As noted elsewhere, many have refuted the claim of causality of the sanctions as an element in Venezuela’s crisis. Suffice to say that UN High Commissioner on Human Rights Michelle Bachelet’s Report, acknowledges that the sanctions “exacerbated” but did not cause the crisis.
Similarly, low oil prices negatively impacted Venezuela, but its economy was already collapsing before the price of oil dropped in late 2014. As early as July 2013 Chavistas were already issuing alarming reports based on information in the Venezuelan business press at a time when oil prices were well over $100/barrel. When the oil prices dropped in late 2014-early 2015 Venezuela experienced the beginnings of an even greater shock because Chávez had borrowed enormous amounts and spent extravagantly through the decade-long boom, saving nothing for the inevitable downside of the market cycle. In response, from 2014 on Maduro began drastically cutting imports so he could meet obligations to international lenders. Goldman Sachs, for instance, was delighted to buy what was called “hunger bonds” issued by the Maduro government.
To put all this in context, however, it should be recalled that oil prices are today still relatively high, in fact double what they were in the 1960s when, emerging from dictatorship, presidents like Romulo Betancourt and others managed to build up the nation’s capital with electrification, free and universal education, health care and other elements of the new social democracy. But in contrast with prior administrations that made of Petróleos de Venezuela S.A. (PDVSA), an internationally respected, efficient and profitable state oil company, former Chavista PDVSA President Rafael Ramírez himself said that Chávez wrecked the company and killed the goose that laid the golden eggs. In 2003 after the oil strike, he fired the PDVSA state oil company’s most skilled workers en masse and replaced them with unqualified party-loyalists. Then from 2004 on Chávez drained income from the oil company that was required for capital maintenance and improvements, spending wildly on “Missions” which, though temporarily alleviating poverty, led to little or no lasting economic development.
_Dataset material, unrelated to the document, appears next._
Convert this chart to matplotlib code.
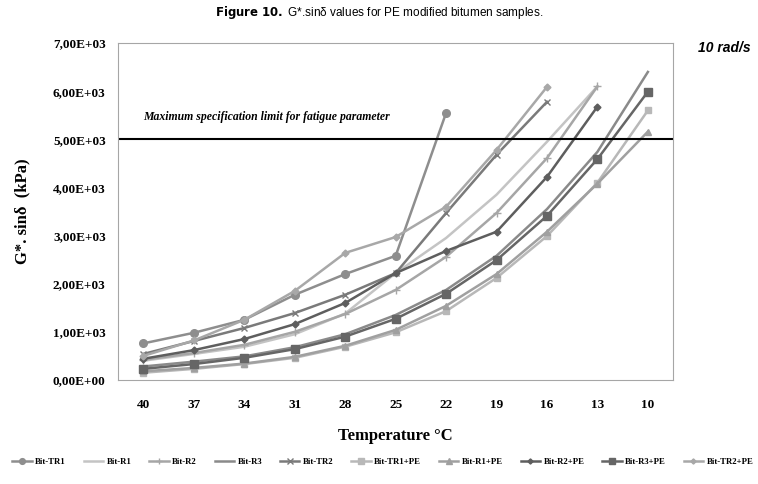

Today PDVSA, responsible for bringing in 96-98% of the country’s foreign currency, is in shambles. Years of reckless expropriations, decapitalization, and negligence of critical infrastructure have made Venezuela even more dependent on foreign imports precisely at a time when it can no longer afford them.
But beyond the incompetence and irresponsibility, negligence and corruption, are arbitrary detentions, summary executions and other human rights violations outlined in the recent UN Human Rights Commission report. By the government’s own admission, its security forces (death squads) are responsible for fully one third of the murders in the country—between 5-7 thousand people per year.
It’s time to end all support for the Venezuelan regime and join in solidarity with the Venezuelan people to support them as they demand free, internationally monitored and fair elections now.